*What is asked:*
Look for the string "Reproduce" in every line, and copy each line that has it.

*Material to process:*
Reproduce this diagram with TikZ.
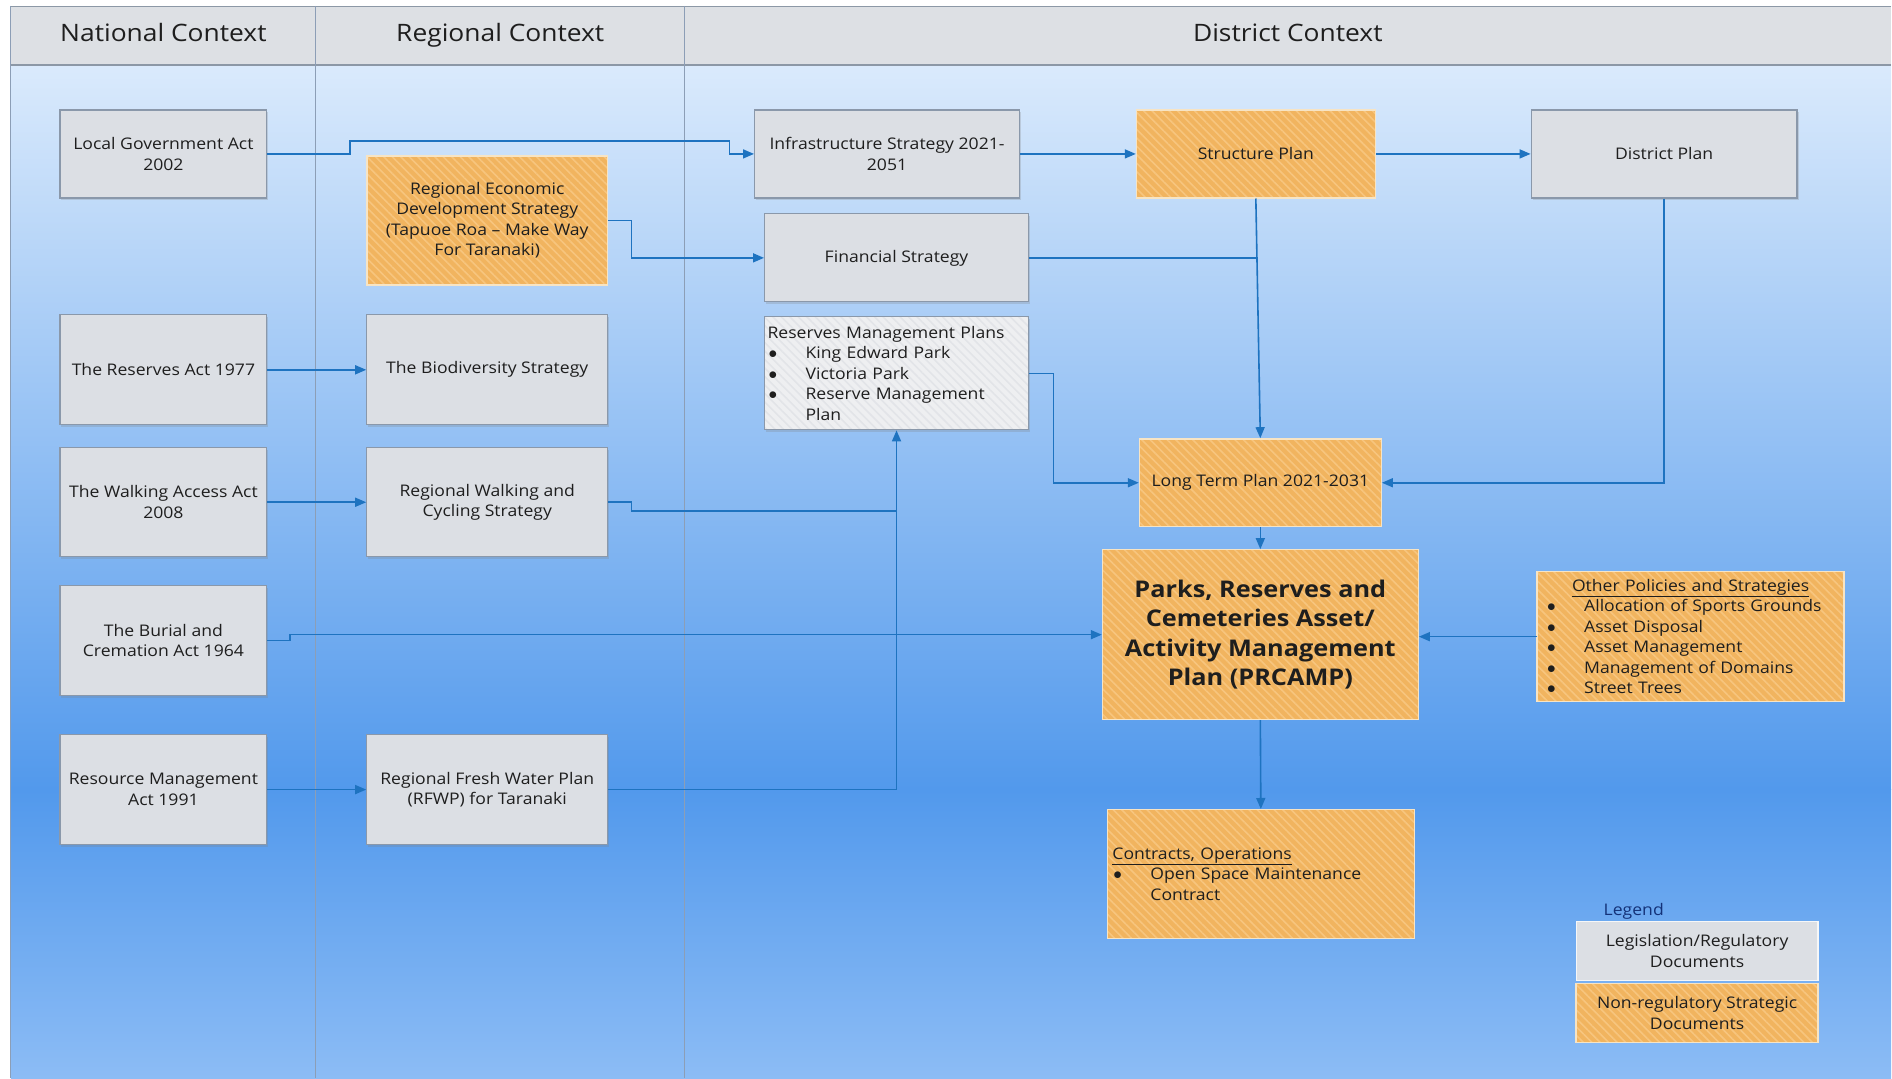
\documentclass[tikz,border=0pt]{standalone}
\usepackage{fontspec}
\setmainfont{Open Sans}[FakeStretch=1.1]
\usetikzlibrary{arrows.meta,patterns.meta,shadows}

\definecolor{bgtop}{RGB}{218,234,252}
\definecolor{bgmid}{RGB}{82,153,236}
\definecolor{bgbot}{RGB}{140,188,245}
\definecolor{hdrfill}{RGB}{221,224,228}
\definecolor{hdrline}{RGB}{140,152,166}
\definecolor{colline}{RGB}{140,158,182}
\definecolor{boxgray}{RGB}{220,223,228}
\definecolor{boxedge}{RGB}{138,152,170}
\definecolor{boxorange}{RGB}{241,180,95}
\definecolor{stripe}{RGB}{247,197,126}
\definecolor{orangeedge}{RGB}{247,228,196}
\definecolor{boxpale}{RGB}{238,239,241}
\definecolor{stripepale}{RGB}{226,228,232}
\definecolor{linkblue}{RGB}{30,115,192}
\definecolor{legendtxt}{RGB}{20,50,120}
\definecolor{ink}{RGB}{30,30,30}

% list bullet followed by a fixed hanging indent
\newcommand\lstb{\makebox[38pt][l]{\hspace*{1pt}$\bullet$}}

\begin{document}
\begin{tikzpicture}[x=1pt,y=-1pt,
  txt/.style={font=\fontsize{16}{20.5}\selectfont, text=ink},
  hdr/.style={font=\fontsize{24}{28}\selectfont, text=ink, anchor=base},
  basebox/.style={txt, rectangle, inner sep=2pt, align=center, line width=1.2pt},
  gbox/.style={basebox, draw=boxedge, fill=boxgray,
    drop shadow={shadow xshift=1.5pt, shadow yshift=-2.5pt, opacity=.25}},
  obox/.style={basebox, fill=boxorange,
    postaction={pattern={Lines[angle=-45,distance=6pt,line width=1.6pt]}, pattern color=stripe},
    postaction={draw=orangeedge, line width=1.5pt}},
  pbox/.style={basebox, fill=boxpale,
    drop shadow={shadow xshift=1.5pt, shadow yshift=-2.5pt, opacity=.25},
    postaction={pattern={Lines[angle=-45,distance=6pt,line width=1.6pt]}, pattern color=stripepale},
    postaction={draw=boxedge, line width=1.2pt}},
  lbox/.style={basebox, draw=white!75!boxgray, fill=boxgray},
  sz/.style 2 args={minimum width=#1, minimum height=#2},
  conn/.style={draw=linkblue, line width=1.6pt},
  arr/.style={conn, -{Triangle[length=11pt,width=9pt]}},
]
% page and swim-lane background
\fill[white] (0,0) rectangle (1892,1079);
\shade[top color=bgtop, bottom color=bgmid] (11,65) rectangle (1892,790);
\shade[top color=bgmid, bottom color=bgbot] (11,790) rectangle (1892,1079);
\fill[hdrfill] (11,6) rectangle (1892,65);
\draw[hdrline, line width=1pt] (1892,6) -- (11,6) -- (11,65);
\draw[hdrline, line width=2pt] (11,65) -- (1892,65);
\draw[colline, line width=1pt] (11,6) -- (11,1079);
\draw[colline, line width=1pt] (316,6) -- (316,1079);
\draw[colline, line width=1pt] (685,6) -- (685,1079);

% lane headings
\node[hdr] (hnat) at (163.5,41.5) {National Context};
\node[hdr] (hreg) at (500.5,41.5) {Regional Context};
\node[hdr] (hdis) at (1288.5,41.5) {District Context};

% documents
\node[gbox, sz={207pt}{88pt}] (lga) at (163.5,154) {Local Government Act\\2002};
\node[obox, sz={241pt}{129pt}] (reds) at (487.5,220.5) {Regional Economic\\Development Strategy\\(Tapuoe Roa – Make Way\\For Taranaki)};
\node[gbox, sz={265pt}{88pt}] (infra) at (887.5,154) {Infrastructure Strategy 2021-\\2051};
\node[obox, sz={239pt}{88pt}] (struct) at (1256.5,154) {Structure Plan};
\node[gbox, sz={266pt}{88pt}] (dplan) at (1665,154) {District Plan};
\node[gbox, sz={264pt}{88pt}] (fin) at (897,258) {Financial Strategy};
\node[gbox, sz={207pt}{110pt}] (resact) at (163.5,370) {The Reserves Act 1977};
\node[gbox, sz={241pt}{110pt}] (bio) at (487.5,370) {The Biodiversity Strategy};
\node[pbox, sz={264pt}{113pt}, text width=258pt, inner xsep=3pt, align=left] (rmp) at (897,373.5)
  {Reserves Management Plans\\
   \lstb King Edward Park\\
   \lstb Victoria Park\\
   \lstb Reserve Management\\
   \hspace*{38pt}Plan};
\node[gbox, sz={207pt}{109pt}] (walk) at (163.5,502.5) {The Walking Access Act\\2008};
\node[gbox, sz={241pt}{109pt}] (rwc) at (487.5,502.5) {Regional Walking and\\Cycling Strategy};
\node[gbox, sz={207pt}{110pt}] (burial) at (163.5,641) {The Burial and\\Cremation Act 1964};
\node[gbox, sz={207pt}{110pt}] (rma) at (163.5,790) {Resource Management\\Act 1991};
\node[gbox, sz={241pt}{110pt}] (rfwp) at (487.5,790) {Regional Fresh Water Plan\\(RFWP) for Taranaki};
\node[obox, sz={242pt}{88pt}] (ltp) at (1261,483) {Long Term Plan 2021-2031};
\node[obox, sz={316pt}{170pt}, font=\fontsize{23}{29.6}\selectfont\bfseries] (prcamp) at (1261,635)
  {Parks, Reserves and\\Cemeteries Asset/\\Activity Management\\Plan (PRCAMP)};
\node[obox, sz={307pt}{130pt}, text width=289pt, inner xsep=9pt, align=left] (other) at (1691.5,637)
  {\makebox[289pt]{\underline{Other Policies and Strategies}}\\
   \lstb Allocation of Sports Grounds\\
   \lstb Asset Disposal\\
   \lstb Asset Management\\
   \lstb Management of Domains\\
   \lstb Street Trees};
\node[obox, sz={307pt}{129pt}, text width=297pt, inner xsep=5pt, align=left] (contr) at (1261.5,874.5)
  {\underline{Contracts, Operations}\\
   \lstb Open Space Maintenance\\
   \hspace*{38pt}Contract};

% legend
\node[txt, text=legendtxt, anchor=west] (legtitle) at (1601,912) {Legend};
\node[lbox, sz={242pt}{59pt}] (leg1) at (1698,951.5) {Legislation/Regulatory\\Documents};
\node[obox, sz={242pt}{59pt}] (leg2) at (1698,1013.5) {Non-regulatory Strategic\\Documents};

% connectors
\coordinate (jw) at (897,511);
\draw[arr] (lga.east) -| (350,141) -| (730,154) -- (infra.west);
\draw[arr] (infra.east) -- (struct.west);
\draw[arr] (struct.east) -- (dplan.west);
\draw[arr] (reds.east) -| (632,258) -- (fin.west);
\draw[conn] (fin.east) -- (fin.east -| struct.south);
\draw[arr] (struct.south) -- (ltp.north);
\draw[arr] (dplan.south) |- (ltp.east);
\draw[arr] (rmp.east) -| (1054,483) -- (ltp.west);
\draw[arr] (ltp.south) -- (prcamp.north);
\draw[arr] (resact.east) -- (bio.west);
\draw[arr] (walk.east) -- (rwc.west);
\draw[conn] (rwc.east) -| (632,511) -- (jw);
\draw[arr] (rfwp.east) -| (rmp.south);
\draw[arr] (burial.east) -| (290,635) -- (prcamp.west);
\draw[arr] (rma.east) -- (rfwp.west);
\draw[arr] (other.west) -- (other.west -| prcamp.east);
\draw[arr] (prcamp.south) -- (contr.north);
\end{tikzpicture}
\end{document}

==

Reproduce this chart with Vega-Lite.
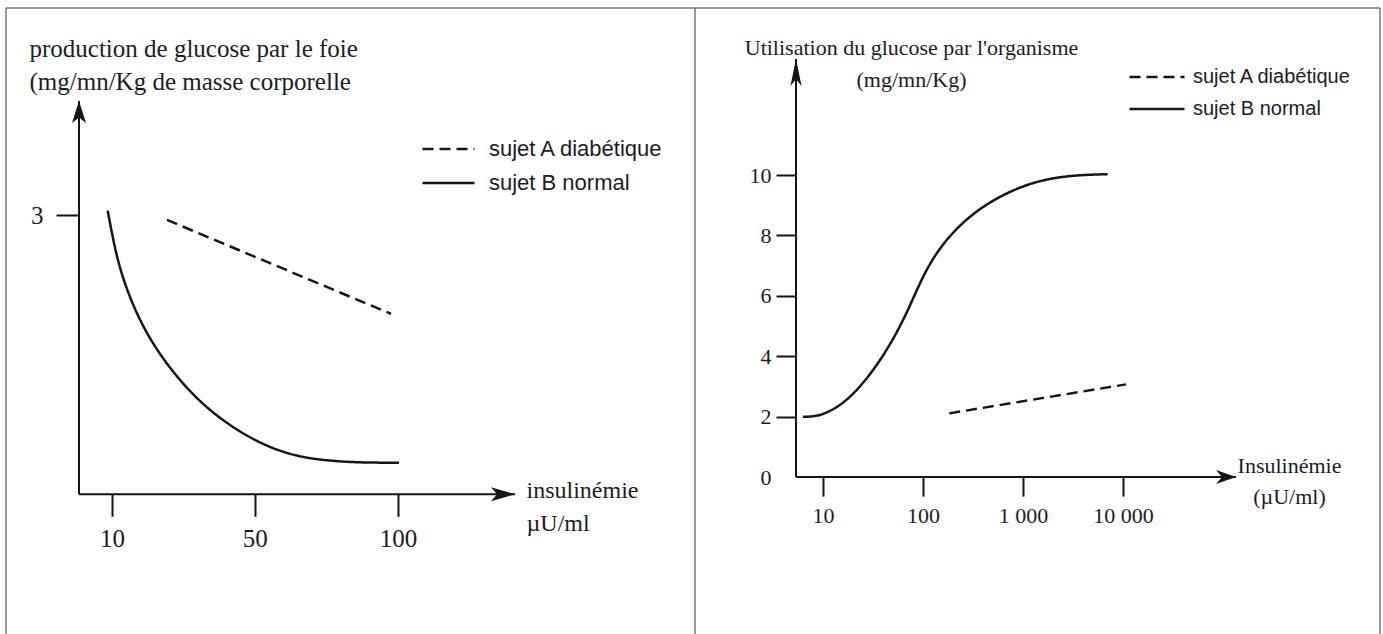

--

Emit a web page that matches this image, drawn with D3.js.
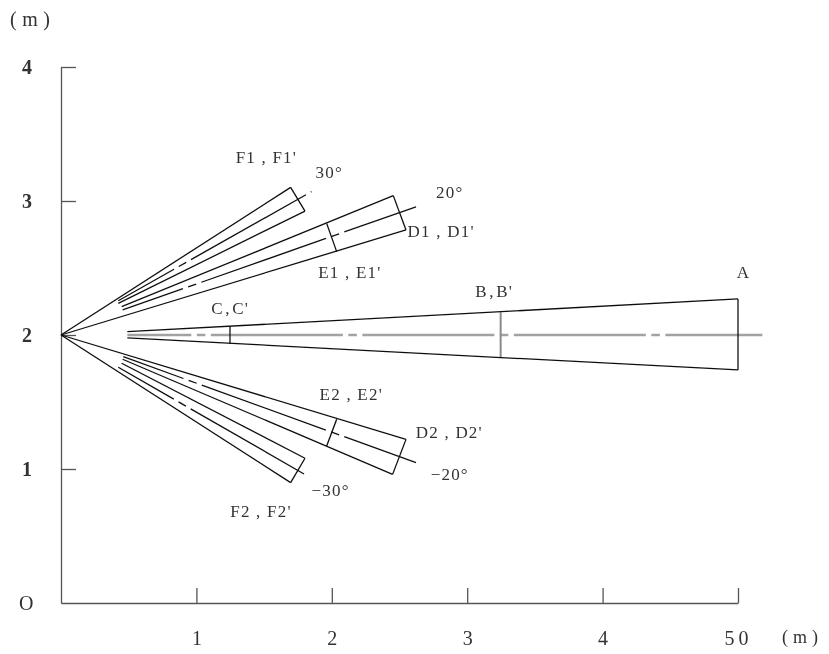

*Complete response:*
Reproduce this diagram with TikZ.
Reproduce this chart with Vega-Lite.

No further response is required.